En toch, als ik me op de foto zie staan, kost het me de grootst mogelijke moeite om deze van ver gereconstrueerde afschuw van het plusfourpak te lokaliseren in het enige hoofd dat er wat dat betreft toe gedaan moet hebben: het mijne van toen. Met het door mijn moeder al evenzeer beheerde kortgeknipte lichtblonde haar. Mijn koppie, met andere woorden. Kootjes koppie, met haar koosnaam voor mij.
Maar klopt het nou, wat ik denk, dat ik nog op de lagere school zat, in het jaar van plusfourpak en promotie? Ach ja, ik weet het zeker. In de war, alleen, door die andere plusfour – mijn laatste, goddank -, van donkerbruin ribfluweel, die ik in de eerste klas van het gymnasium gedragen heb. Met een tegenzin die ik me herinner. Toen pas moet het begonnen zijn, met de opstand tegen het moederlijk bewind op het gebied van het uiterlijk. Toen pas begon mij die blik te irriteren waarop ik haar toen en ook in later jaren nog wel eens betrapte. Kijk niet zo naar me, mens. Woedend werd ik ervan.

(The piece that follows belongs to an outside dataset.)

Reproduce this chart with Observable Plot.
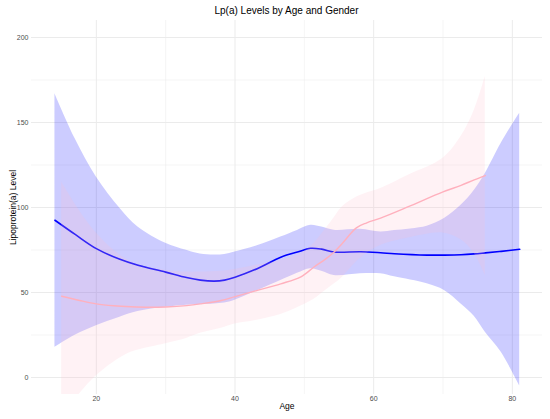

Ach ja natuurlijk, hoe kan ik eraan getwijfeld hebben: ik heb het proefschrift gepakt, en zie het jaartal staan: 1955. Tien jaar oud was ik, drieënveertig jaar oud mijn vader – en ik was diep onder de indruk van de plechtigheid, waarvan de betekenis me geheel ontging. Maar het respect waarmee men over zijn ‘promotie’ en zijn ‘dissertatie’ sprak, dat drong volledig tot me door, en in de jaren die volgden werd het voor mij de gewoonste zaak ter wereld dat er op enveloppen bestemd voor mijn vader stond: de weledelzeergeleerde heer. Dat was hij voortaan eenvoudigweg: een weledelzeergeleerd man! Daar waren er niet veel van.
Ergens moet zich die foto bevinden, met al die familie, geschaard rond de eerste doctor. Al die indrukwekkende koppen van de zusters en hun mannen, mijn oom Tjit, zijn grote broer – al die gereformeerde schippers, boeren, molenaars, winkeliers, groothandelaars, bakkers, al die mensen voor wie de Vrije Universiteit de universiteit was, de enige die telde. De universiteit die in de huiskamer aanwezig was in de vorm van het groene vu-busje, dat op de achtergrond nooit vergat onhoorbaar te rammelen. Mijn vader was ook hun triomf.